Wednesday, May 11, 2011

Build it and they will come?

I am interested in U.S.-western Europe city comparisons and found "Transit and Density: Atlanta, the U.S. and Western Europe" by Alain Bertaud and Harry Richardson (chapter 17 in Richardson and Bae).  Here is the paragraph I liked best:

Hypothetically, suppose that the city of Atlanta wanted to provide its population with the same metro accessibility that exists in Barcelona, i.e. 60 percent of the population within 600 meters from a metro station.  Atlanta would have to build an additional 3,400 kilometers of metro tracks and about 2,800 new metro stations.  This huge new capital investment would allow Atlanta's MARTA to potentially transport the same number of people that Barcelona does with only 99 kilometers of tracks and 136 stations.  The effect of density on the viability of transit is far from trivial. (p. 307)
U.S. planners have learned about this the hard way.  Look at rail transit's performance in U.S. cities. 

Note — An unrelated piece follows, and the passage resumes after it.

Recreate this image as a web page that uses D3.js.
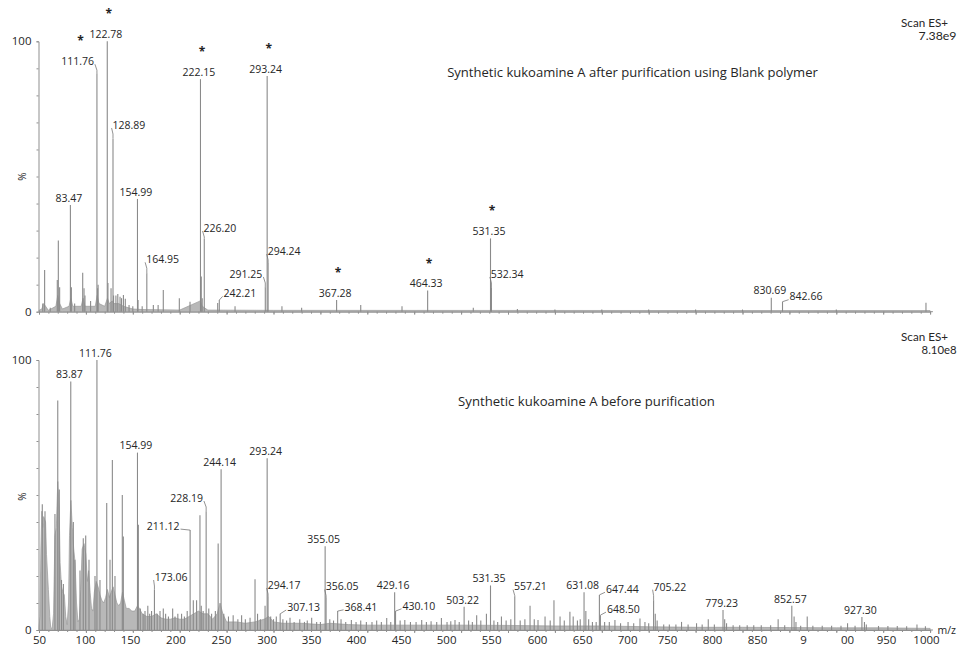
<!DOCTYPE html>
<html><head><meta charset="utf-8">
<script src="https://cdn.jsdelivr.net/npm/d3@7"></script>
<style>
body{margin:0;background:#fff;}
svg{display:block;font-family:"Open Sans","Noto Sans",sans-serif;}
</style></head>
<body><svg id="c" width="957" height="648"></svg>
<script>
// ---------------- DATA ----------------
const xTickLabels = ["50","100","150","200","250","300","350","400","450","500","550","600","650","700","750","800","850","9","00","950","1000"];
// m/z position at which each printed tick label sits on the axis
const xTickLabelAt = [50,99,147,195.5,244,292.7,340,388,436,484,532,581,629,677,719.5,767.5,815.5,864.5,911.4,953,995.6];

// Top spectrum (after purification), m/z and relative intensity %
const topMz  = [54,56,62,69.5,70.6,72,83.47,84.5,88,96.6,98,99,105,111.76,112.5,113,122.78,123.5,126.8,128.89,129.5,132,134,136.4,138,140,142,146,150,154.99,155.6,160,164.95,171.9,177,182.5,199.6,211,222.15,223,224,226.20,240.5,242.21,259,291.25,293.24,294.24,309,330,367.28,393,437,464.33,513,531.35,532.34,560,600,650,700,750,800,830.69,842.66,900,995.6];
const topVal = [3,15.4,1.5,11.7,26.3,9,39.5,9,3,14.4,8.7,6,4,88.2,8.7,10,100,10.6,8.7,64,6,6,6.5,5.5,5,6.2,4.8,2.5,2,41.7,4.3,2,14.2,2.5,2.5,8,5,3.7,86,13,5,27,3.2,4.3,2,9,87.2,18,2,1.5,4.3,2.5,2,7.8,1.5,27.1,9,1,0.8,0.8,0.8,0.8,0.8,5.2,3.7,0.8,3.3];
const topBaseMz  = [50,53,55,57,60,68,70,72,75,82,84,86,95,97,99,110,112,114,120,123,125,128,130,135,140,150,160,200,222,224,230,300,1000];
const topBaseVal = [0.5,1,3,2,0.5,2,6,3,1,2,5,2,2,5,2,2,6,3,2,5,3,4,3,3,2,1,0.8,0.6,4,2,0.6,0.5,0.4];
const topLabels = ["83.47","111.76","122.78","128.89","154.99","164.95","222.15","226.20","242.21","291.25","293.24","294.24","367.28","464.33","531.35","532.34","830.69","842.66"];
const topStarred = ["111.76","122.78","222.15","293.24","367.28","464.33","531.35"];

// Bottom spectrum (before purification)
const botMz  = [53.5,56.4,67,70,71.6,74,76,83.87,86.6,88.3,93.7,97.2,99.8,103.3,109.7,111.76,115,122.2,125.7,128.2,131,138.8,139.9,154.99,155.9,158,161,163,166,168,170,173.06,176,179,182.5,185,188,192.5,195,198,202,205,208,211.12,214.5,218,221.6,223,225,228.19,231,234,238,241,244.14,247,252,257,262,266,270,275,280.3,283,286,291,293.24,294.17,297,300,303,307.13,310,314,317.6,322,328,333,336,340.7,346,350,355.05,356.05,360,364,368.41,372,377,383,388,393,399,405,410,415,420.7,425,429.16,430.10,435,440,446,452,458,463,468,474,479,485,489,493.5,498,503.22,508,512,516.6,521,527,531.35,535,539,543,548,553,557.21,563,568,573.5,578,582,589.5,595,599,605.5,610,616,619.5,624,627,631.08,633,636,640,644,647.44,648.50,653,658,664,670,678,684,690.7,696,700,705.22,707,709,716,722,729,735,742,751,757,763.5,770,779.23,781,783,790,797,805,812,820,830,838,845,852.57,855,857,862,869,875,885,895,905,912,920,927.30,930,932,945,955,965,975,986,995];
const botVal = [46.6,44,43,85,52,18.5,17,92,40,26,22,34,35,26,20,100,18.5,47,26,63,20,50,34.6,65.7,39,8,6,7,9,6,7,15,6,7,8,6,5,8,5,6,6,5,7,37,11,11,42.5,9,7,44,8,6,7,32,59.5,6,5,5.5,4,5.5,4,4.5,18.8,6,4,9,63.6,12.5,5,4,5,6,4,3.5,4.5,3,4,3,3.5,4.5,3,3,31,12,4,3.5,7,4,3,3.7,3,3.5,3,3,3.5,3,4.4,3,14,7,3.5,3.7,3,3,3.7,3,3.2,3,4.4,3,3.2,3.7,3,8.6,3.5,3,5.5,3.5,6,16.5,3.5,3,5,3.5,4,12.5,3.5,4,9,4,3.7,5,3.5,11,5,3.5,6.8,5,3.5,4,14,7,4,3,3,13,5.5,3,3,3.7,2.5,3,2.5,4.3,3,2.5,11,6,3.5,2,2,2,3,2,2.5,2,4,2,7.4,4,2.5,1.8,1.8,1.8,1.8,1.8,1.8,4,1.8,9,5,3,1.6,5,1.6,1.6,1.6,1.6,2.5,1.6,4.8,3,2,1.5,1.5,1.5,1.4,2,1.4];
const botBaseMz  = [50,51,52,53,54,55,57,58,60,61.5,62.5,64,65.5,67,68.5,70,71.5,72.5,74,75.5,77,78.5,80,81.5,82.5,84,85.5,87,88.5,90,91.5,93,94.5,96,98,100,101.5,103,104.5,106,107.5,109,111,113,115,117,119,121,123,125,127,129,131,133,135,137,139,141,143,146,149,152,155,157,160,165,170,175,180,185,190,195,200,205,210,215,220,225,230,235,240,243,246,250,260,270,280,290,295,300,310,330,350,360,380,400,450,500,550,600,650,700,750,800,850,900,950,1000];
const botBaseVal = [1,5,30,44,38,42,40,28,15,5,1,0.5,6,35,38,55,45,25,16,14,13,5,2,10,35,48,38,30,25,10,3,4,15,30,32,28,18,22,14,8,7,14,18,16,13,11,10,12,15,12,14,16,13,10,9,10,14,11,8,8,7,7,9,8,6,5,5,6,4.5,4,4,4.5,4,4,5,6,7,6,6,4,6,10,6,3,3,2.5,3,4,5,3,2.5,2.5,2,2.5,2,1.8,1.8,1.8,1.7,1.5,1.5,1.2,1,1,0.9,0.8,0.8,0.6];
const botLabels = ["83.87","111.76","154.99","173.06","211.12","228.19","244.14","293.24","294.17","307.13","355.05","356.05","368.41","429.16","430.10","503.22","531.35","557.21","631.08","647.44","648.50","705.22","779.23","852.57","927.30"];

const panels = [
  {title:"Synthetic kukoamine A after purification using Blank polymer", scan:"Scan ES+", tic:"7.38e9",
   mz:topMz, val:topVal, baseMz:topBaseMz, baseVal:topBaseVal, labels:topLabels, starred:topStarred, showX:false},
  {title:"Synthetic kukoamine A before purification", scan:"Scan ES+", tic:"8.10e8",
   mz:botMz, val:botVal, baseMz:botBaseMz, baseVal:botBaseVal, labels:botLabels, starred:[], showX:true}
];

// ---------------- LAYOUT ----------------
const layout = [
  {y0:311.7, y1:41.3, titleX:632.5, titleW:371, titleY:76.5, scanY:26.5, ticY:39.5, ticW:38, pctY:176.5,
   leaders:{"111.76":[-19.4,-12],"128.89":[16,-13.6],"164.95":[15.7,-14],"226.20":[15.7,-10.7],
            "294.24":[16,-12],"291.25":[-19.3,-13.4],"242.21":[20.7,-6.7],"532.34":[15.8,-13.4],"842.66":[23.5,-5]}},
  {y0:630, y1:360, titleX:586.5, titleW:257, titleY:405.5, scanY:340.5, ticY:353.5, ticW:35, pctY:496.5,
   leaders:{"228.19":[-19.6,-13.2],"211.12":[-27,-4],"173.06":[16.6,-12.5],"294.17":[16,-11.3],"307.13":[23.4,-6.8],
            "356.05":[16,-11],"368.41":[23.3,-4.3],"430.10":[23.4,-5.3],"557.21":[15.7,-9.6],"647.44":[23,-5.6],
            "648.50":[23,-6],"705.22":[16.4,-13.6]}}
];

const svg = d3.select("#c");
const x = d3.scaleLinear().domain([50,1000]).range([39,930.1]);
const ink = "#262626", stick = "#8a8a8a", axisCol = "#8f8f8f";

function fitWidth(sel, target, fs0){
  sel.attr("font-size", fs0);
  const w = sel.node().getComputedTextLength();
  sel.attr("font-size", (fs0*target/w).toFixed(2));
}

panels.forEach((p,pi)=>{
  const L = layout[pi];
  const y = d3.scaleLinear().domain([0,100]).range([L.y0,L.y1]);
  const g = svg.append("g");

  // baseline envelope
  const base = p.baseMz.map((m,i)=>[m,p.baseVal[i]]);
  g.append("path").datum(base)
    .attr("d", d3.area().x(d=>x(d[0])).y0(y(0)).y1(d=>y(d[1])))
    .attr("fill","#b8b8b8").attr("stroke","#9a9a9a").attr("stroke-width",0.7);

  // sticks
  const peaks = p.mz.map((m,i)=>({mz:m, v:p.val[i]}));
  g.selectAll("line.stick").data(peaks).join("line").attr("class","stick")
    .attr("x1",d=>x(d.mz)).attr("x2",d=>x(d.mz))
    .attr("y1",y(0)).attr("y2",d=>y(d.v))
    .attr("stroke",stick).attr("stroke-width",1.1);

  // x axis (ticks)
  const ax = g.append("g").attr("transform",`translate(0,${L.y0})`)
    .call(d3.axisBottom(x).tickValues(d3.range(50,1001,10)).tickSize(2).tickSizeOuter(0).tickFormat(""));
  ax.select(".domain").attr("stroke",axisCol);
  ax.selectAll(".tick line").attr("stroke",axisCol);
  const axM = g.append("g").attr("transform",`translate(0,${L.y0})`)
    .call(d3.axisBottom(x).tickValues(d3.range(50,1001,50)).tickSize(3).tickFormat(""));
  axM.select(".domain").remove();
  axM.selectAll(".tick line").attr("stroke",axisCol);
  g.append("line").attr("x1",x(1000)).attr("x2",x(1003)).attr("y1",L.y0).attr("y2",L.y0).attr("stroke",axisCol);

  if(p.showX){
    const lab = g.append("g").attr("transform",`translate(0,${L.y0})`)
      .call(d3.axisBottom(x).tickValues(xTickLabelAt).tickSize(0).tickPadding(6.3)
        .tickFormat((d,i)=>xTickLabels[i]));
    lab.select(".domain").remove();
    lab.selectAll("text").attr("font-size",11.5).attr("fill",ink).attr("font-family","Open Sans");
    g.append("text").attr("x",956).attr("y",L.y0+3.5).attr("text-anchor","end")
      .attr("font-size",10.5).attr("fill",ink).text("m/z");
  }

  // y axis
  const ay = g.append("g").attr("transform",`translate(${x(50)-0.5},0)`)
    .call(d3.axisLeft(y).tickValues(d3.range(0,101,10)).tickSize(2).tickPadding(5)
      .tickFormat(d=> (d===0||d===100)? d : ""));
  ay.select(".domain").attr("stroke",axisCol);
  ay.selectAll(".tick line").attr("stroke",axisCol);
  ay.selectAll("text").attr("font-size",11.5).attr("fill",ink).attr("font-family","Open Sans");

  g.append("text").attr("transform",`translate(26,${L.pctY}) rotate(-90)`)
    .attr("text-anchor","middle").attr("font-size",10).attr("fill",ink).text("%");

  // title & scan info
  const tt = g.append("text").attr("x",L.titleX).attr("y",L.titleY).attr("text-anchor","middle")
    .attr("fill",ink).text(p.title);
  fitWidth(tt, L.titleW, 12);
  const sc = g.append("text").attr("x",948).attr("y",L.scanY).attr("text-anchor","end")
    .attr("fill",ink).attr("font-family","Lato").text(p.scan);
  fitWidth(sc, 47, 11);
  const tc = g.append("text").attr("x",956.5).attr("y",L.ticY).attr("text-anchor","end")
    .attr("fill",ink).attr("font-family","Lato").text(p.tic);
  fitWidth(tc, L.ticW, 11);

  // peak labels
  p.labels.forEach(t=>{
    const m = +t;
    const idx = p.mz.indexOf(m);
    const v = p.val[idx];
    const px = x(m), py = y(v);
    const off = L.leaders[t];
    const cx = px + (off? off[0] : -1.5);
    const cy = py + (off? off[1] : -7);
    const txt = g.append("text").attr("x",cx).attr("y",cy+3.8).attr("text-anchor","middle")
      .attr("font-size",10.5).attr("fill",ink).text(t);
    const w = txt.node().getComputedTextLength();
    if(off){
      const sx = off[0] < 0 ? cx + w/2 + 1 : cx - w/2 - 1;
      const sy = cy + 3;
      g.append("path").attr("d",`M${sx},${sy} L${px},${Math.min(py, sy+6)} L${px},${py}`)
        .attr("fill","none").attr("stroke","#777").attr("stroke-width",0.8);
    }
    if(p.starred.includes(t)){
      g.append("text").attr("x",cx+3).attr("y",cy-16).attr("text-anchor","middle")
        .attr("font-size",12).attr("font-weight","bold").attr("fill","#222").text("*");
    }
  });
});
</script></body></html>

Or have they?  The response is actually, "build it and they will come."  "Transit-oriented development" will make Atlanta more like Barcelona.

Is the high-speed rail discussion any different?  Remember this from January 26 of this year?
Our infrastructure used to be the best, but our lead has slipped. South Korean homes now have greater Internet access than we do. Countries in Europe and Russia invest more in their roads and railways than we do. China is building faster trains and newer airports. Meanwhile, when our own engineers graded our nation's infrastructure, they gave us a "D."
We have to do better. America is the nation that built the transcontinental railroad, brought electricity to rural communities, constructed the Interstate Highway System. The jobs created by these projects didn't just come from laying down track or pavement. They came from businesses that opened near a town's new train station or the new off-ramp.

So over the last two years, we've begun rebuilding for the 21st century, a project that has meant thousands of good jobs for the hard-hit construction industry. And tonight, I'm proposing that we redouble those efforts.

We'll put more Americans to work repairing crumbling roads and bridges. We'll make sure this is fully paid for, attract private investment, and pick projects based [on] what's best for the economy, not politicians.

Within 25 years, our goal is to give 80 percent of Americans access to high-speed rail. (Applause.) This could allow you to go places in half the time it takes to travel by car. For some trips, it will be faster than flying -- without the pat-down.  As we speak, routes in California and the Midwest are already underway.
It's safe to say that Atlanta will never be anything like Barcelona and that U.S. travellers will not adopt the habits of Chinese or Europeans.


Speaking of Barcelona, here are some thoughts about its urban problems.  H/T Urban Demographics


Brookings study shows providing transit access to jobs in U.S. cities is not simple.  Is anyone surprised?


Adrian Moore and Bob Poole take up these issues and fittingly invoke the S-word (sustainability).